PROBLEM ::
Print the listing as it stands, omitting all images.

════════════════════

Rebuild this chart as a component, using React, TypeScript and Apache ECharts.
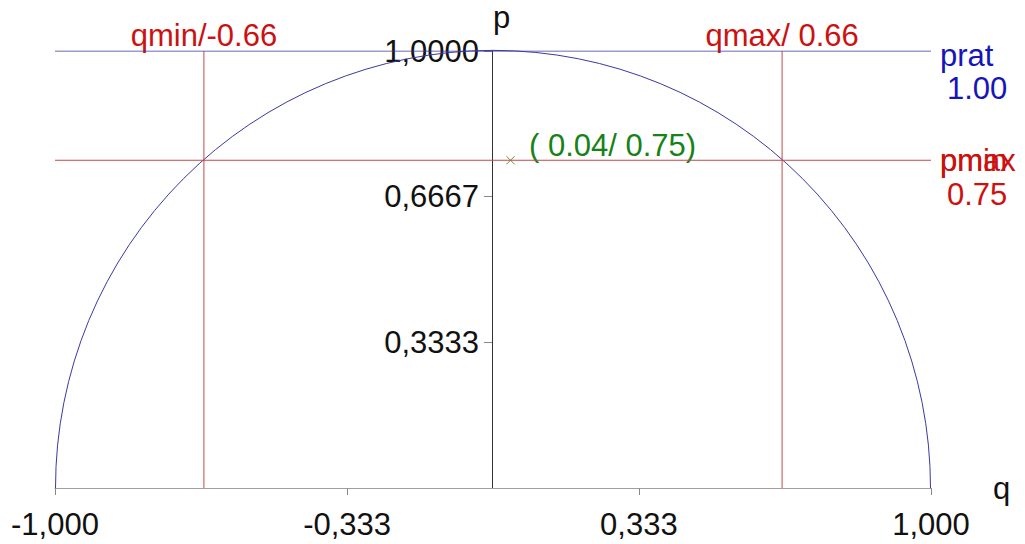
import React, { useEffect, useRef } from "react";
import * as echarts from "echarts";

const qRange = [-1, 1];
const pRange = [0, 1];
const xTicks = [-1, -0.333, 0.333, 1];
const xTickLabels = ["-1,000", "-0,333", "0,333", "1,000"];
const yTicks = [0.3333, 0.6667, 1.0];
const yTickLabels = ["0,3333", "0,6667", "1,0000"];
const circleCenter = [0, 0];
const circleRadius = [1];
const qmin = -0.66;
const qmax = 0.66;
const prat = 1.0;
const pmin = 0.75;
const pmax = 0.75;
const point = [0.04, 0.75];

const FONT = "'Liberation Sans', Arial, sans-serif";
const FS = 31;
const RED = "#cc1111";
const BLUE = "#1515b8";
const GREEN = "#178217";
const LINE_RED = "#c04848";
const LINE_BLUE = "#3a3aa0";

export default function App() {
  const ref = useRef<HTMLDivElement>(null);
  useEffect(() => {
    if (!ref.current) return;
    const chart = echarts.init(ref.current, undefined, { renderer: "svg" });
    const textLabel = (text: string, color: string, extra: any) => ({
      show: true,
      formatter: text,
      color,
      opacity: 1,
      fontSize: FS,
      fontFamily: FONT,
      ...extra,
    });
    const fmt = (v: number, labels: string[], ticks: number[]) => {
      const i = ticks.findIndex((t) => Math.abs(t - v) < 1e-6);
      return i >= 0 ? labels[i] : "";
    };
    chart.setOption({
      animation: false,
      backgroundColor: "#fff",
      grid: { left: 55, top: 51, width: 876, height: 437, containLabel: false, outerBoundsMode: "none" },
      xAxis: {
        type: "value",
        min: qRange[0],
        max: qRange[1],
        name: "q",
        nameLocation: "end",
        nameGap: 62,
        nameTextStyle: { fontSize: FS, fontFamily: FONT, color: "#111", verticalAlign: "middle" },
        splitLine: { show: false },
        axisLine: { show: true, onZero: false, lineStyle: { color: "#a0a0a0", width: 1 } },
        axisTick: { show: true, customValues: xTicks, length: 7, lineStyle: { color: "#888" } },
        axisLabel: {
          show: true,
          customValues: xTicks,
          formatter: (v: number) => fmt(v, xTickLabels, xTicks),
          fontSize: FS,
          fontFamily: FONT,
          color: "#111",
          margin: 21,
        },
      },
      yAxis: {
        type: "value",
        min: pRange[0],
        max: pRange[1],
        position: "left",
        offset: -437,
        name: "p",
        nameLocation: "end",
        nameGap: 18,
        nameTextStyle: { fontSize: FS, fontFamily: FONT, color: "#111", align: "left", padding: [0, 0, 0, 1] },
        splitLine: { show: false },
        axisLine: { show: true, onZero: false, lineStyle: { color: "#333", width: 1 } },
        axisTick: { show: true, customValues: yTicks, length: 8, lineStyle: { color: "#888" } },
        axisLabel: {
          show: true,
          customValues: yTicks,
          formatter: (v: number) => fmt(v, yTickLabels, yTicks),
          fontSize: FS,
          fontFamily: FONT,
          color: "#111",
          margin: 13,
        },
      },
      series: [
        {
          type: "custom",
          clip: false,
          silent: true,
          data: [[circleCenter[0], circleCenter[1], circleRadius[0]]],
          renderItem: (params: any, api: any) => {
            const c = api.coord([api.value(0), api.value(1)]);
            const s = api.size([api.value(2), api.value(2)]);
            const r = (s[0] + s[1]) / 2;
            return {
              type: "arc",
              shape: { cx: c[0], cy: c[1], r, startAngle: Math.PI, endAngle: 2 * Math.PI, clockwise: true },
              style: { stroke: LINE_BLUE, fill: "none", lineWidth: 1 },
            };
          },
        },
        {
          type: "line",
          data: [[qRange[0], prat], [qRange[1], prat]],
          symbol: "none",
          lineStyle: { color: LINE_BLUE, width: 1 },
          silent: true,
        },
        {
          type: "line",
          data: [[qRange[0], pmin], [qRange[1], pmin]],
          symbol: "none",
          lineStyle: { color: LINE_RED, width: 1 },
          silent: true,
        },
        {
          type: "line",
          data: [[qmin, pRange[0]], [qmin, prat]],
          symbol: "none",
          lineStyle: { color: LINE_RED, width: 1 },
          silent: true,
        },
        {
          type: "line",
          data: [[qmax, pRange[0]], [qmax, prat]],
          symbol: "none",
          lineStyle: { color: LINE_RED, width: 1 },
          silent: true,
        },
        {
          type: "scatter",
          symbol: "path://M0,0L10,10M10,0L0,10",
          symbolSize: 8,
          itemStyle: { color: "none", borderColor: "#6f8f2f", borderWidth: 1, opacity: 1 },
          data: [point],
          label: textLabel(`( ${point[0].toFixed(2)}/ ${point[1].toFixed(2)})`, GREEN, {
            position: "right",
            distance: 12,
            offset: [0, -15],
          }),
          silent: true,
        },
        {
          type: "scatter",
          symbolSize: 0,
          silent: true,
          clip: false,
          itemStyle: { opacity: 1 },
          data: [
            {
              value: [qmin, prat],
              label: textLabel(`qmin/${qmin.toFixed(2)}`, RED, { position: "top", distance: 0 }),
            },
            {
              value: [qmax, prat],
              label: textLabel(`qmax/ ${qmax.toFixed(2)}`, RED, { position: "top", distance: 0 }),
            },
            {
              value: [qRange[1], prat],
              label: textLabel("prat", BLUE, { position: "right", distance: 9, offset: [0, 4] }),
            },
            {
              value: [qRange[1], prat],
              label: textLabel(prat.toFixed(2), BLUE, { position: "right", distance: 16, offset: [0, 37] }),
            },
            {
              value: [qRange[1], pmin],
              label: textLabel("pmin", RED, { position: "right", distance: 9, offset: [0, 0] }),
            },
            {
              value: [qRange[1], pmax],
              label: textLabel("pmax", RED, { position: "right", distance: 9, offset: [0, 0] }),
            },
            {
              value: [qRange[1], pmin],
              label: textLabel(pmin.toFixed(2), RED, { position: "right", distance: 16, offset: [0, 34] }),
            },
          ],
        },
      ],
    });
    return () => chart.dispose();
  }, []);
  return <div ref={ref} style={{ position: "fixed", left: 0, top: 0, width: 1025, height: 544 }} />;
}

════════════════════

SOLUTION FOR THIS TASK ::
Rebuild this chart as a component, using React, TypeScript and Apache ECharts.
import React, { useEffect, useRef } from "react";
import * as echarts from "echarts";

const qRange = [-1, 1];
const pRange = [0, 1];
const xTicks = [-1, -0.333, 0.333, 1];
const xTickLabels = ["-1,000", "-0,333", "0,333", "1,000"];
const yTicks = [0.3333, 0.6667, 1.0];
const yTickLabels = ["0,3333", "0,6667", "1,0000"];
const circleCenter = [0, 0];
const circleRadius = [1];
const qmin = -0.66;
const qmax = 0.66;
const prat = 1.0;
const pmin = 0.75;
const pmax = 0.75;
const point = [0.04, 0.75];

const FONT = "'Liberation Sans', Arial, sans-serif";
const FS = 31;
const RED = "#cc1111";
const BLUE = "#1515b8";
const GREEN = "#178217";
const LINE_RED = "#c04848";
const LINE_BLUE = "#3a3aa0";

export default function App() {
  const ref = useRef<HTMLDivElement>(null);
  useEffect(() => {
    if (!ref.current) return;
    const chart = echarts.init(ref.current, undefined, { renderer: "svg" });
    const textLabel = (text: string, color: string, extra: any) => ({
      show: true,
      formatter: text,
      color,
      opacity: 1,
      fontSize: FS,
      fontFamily: FONT,
      ...extra,
    });
    const fmt = (v: number, labels: string[], ticks: number[]) => {
      const i = ticks.findIndex((t) => Math.abs(t - v) < 1e-6);
      return i >= 0 ? labels[i] : "";
    };
    chart.setOption({
      animation: false,
      backgroundColor: "#fff",
      grid: { left: 55, top: 51, width: 876, height: 437, containLabel: false, outerBoundsMode: "none" },
      xAxis: {
        type: "value",
        min: qRange[0],
        max: qRange[1],
        name: "q",
        nameLocation: "end",
        nameGap: 62,
        nameTextStyle: { fontSize: FS, fontFamily: FONT, color: "#111", verticalAlign: "middle" },
        splitLine: { show: false },
        axisLine: { show: true, onZero: false, lineStyle: { color: "#a0a0a0", width: 1 } },
        axisTick: { show: true, customValues: xTicks, length: 7, lineStyle: { color: "#888" } },
        axisLabel: {
          show: true,
          customValues: xTicks,
          formatter: (v: number) => fmt(v, xTickLabels, xTicks),
          fontSize: FS,
          fontFamily: FONT,
          color: "#111",
          margin: 21,
        },
      },
      yAxis: {
        type: "value",
        min: pRange[0],
        max: pRange[1],
        position: "left",
        offset: -437,
        name: "p",
        nameLocation: "end",
        nameGap: 18,
        nameTextStyle: { fontSize: FS, fontFamily: FONT, color: "#111", align: "left", padding: [0, 0, 0, 1] },
        splitLine: { show: false },
        axisLine: { show: true, onZero: false, lineStyle: { color: "#333", width: 1 } },
        axisTick: { show: true, customValues: yTicks, length: 8, lineStyle: { color: "#888" } },
        axisLabel: {
          show: true,
          customValues: yTicks,
          formatter: (v: number) => fmt(v, yTickLabels, yTicks),
          fontSize: FS,
          fontFamily: FONT,
          color: "#111",
          margin: 13,
        },
      },
      series: [
        {
          type: "custom",
          clip: false,
          silent: true,
          data: [[circleCenter[0], circleCenter[1], circleRadius[0]]],
          renderItem: (params: any, api: any) => {
            const c = api.coord([api.value(0), api.value(1)]);
            const s = api.size([api.value(2), api.value(2)]);
            const r = (s[0] + s[1]) / 2;
            return {
              type: "arc",
              shape: { cx: c[0], cy: c[1], r, startAngle: Math.PI, endAngle: 2 * Math.PI, clockwise: true },
              style: { stroke: LINE_BLUE, fill: "none", lineWidth: 1 },
            };
          },
        },
        {
          type: "line",
          data: [[qRange[0], prat], [qRange[1], prat]],
          symbol: "none",
          lineStyle: { color: LINE_BLUE, width: 1 },
          silent: true,
        },
        {
          type: "line",
          data: [[qRange[0], pmin], [qRange[1], pmin]],
          symbol: "none",
          lineStyle: { color: LINE_RED, width: 1 },
          silent: true,
        },
        {
          type: "line",
          data: [[qmin, pRange[0]], [qmin, prat]],
          symbol: "none",
          lineStyle: { color: LINE_RED, width: 1 },
          silent: true,
        },
        {
          type: "line",
          data: [[qmax, pRange[0]], [qmax, prat]],
          symbol: "none",
          lineStyle: { color: LINE_RED, width: 1 },
          silent: true,
        },
        {
          type: "scatter",
          symbol: "path://M0,0L10,10M10,0L0,10",
          symbolSize: 8,
          itemStyle: { color: "none", borderColor: "#6f8f2f", borderWidth: 1, opacity: 1 },
          data: [point],
          label: textLabel(`( ${point[0].toFixed(2)}/ ${point[1].toFixed(2)})`, GREEN, {
            position: "right",
            distance: 12,
            offset: [0, -15],
          }),
          silent: true,
        },
        {
          type: "scatter",
          symbolSize: 0,
          silent: true,
          clip: false,
          itemStyle: { opacity: 1 },
          data: [
            {
              value: [qmin, prat],
              label: textLabel(`qmin/${qmin.toFixed(2)}`, RED, { position: "top", distance: 0 }),
            },
            {
              value: [qmax, prat],
              label: textLabel(`qmax/ ${qmax.toFixed(2)}`, RED, { position: "top", distance: 0 }),
            },
            {
              value: [qRange[1], prat],
              label: textLabel("prat", BLUE, { position: "right", distance: 9, offset: [0, 4] }),
            },
            {
              value: [qRange[1], prat],
              label: textLabel(prat.toFixed(2), BLUE, { position: "right", distance: 16, offset: [0, 37] }),
            },
            {
              value: [qRange[1], pmin],
              label: textLabel("pmin", RED, { position: "right", distance: 9, offset: [0, 0] }),
            },
            {
              value: [qRange[1], pmax],
              label: textLabel("pmax", RED, { position: "right", distance: 9, offset: [0, 0] }),
            },
            {
              value: [qRange[1], pmin],
              label: textLabel(pmin.toFixed(2), RED, { position: "right", distance: 16, offset: [0, 34] }),
            },
          ],
        },
      ],
    });
    return () => chart.dispose();
  }, []);
  return <div ref={ref} style={{ position: "fixed", left: 0, top: 0, width: 1025, height: 544 }} />;
}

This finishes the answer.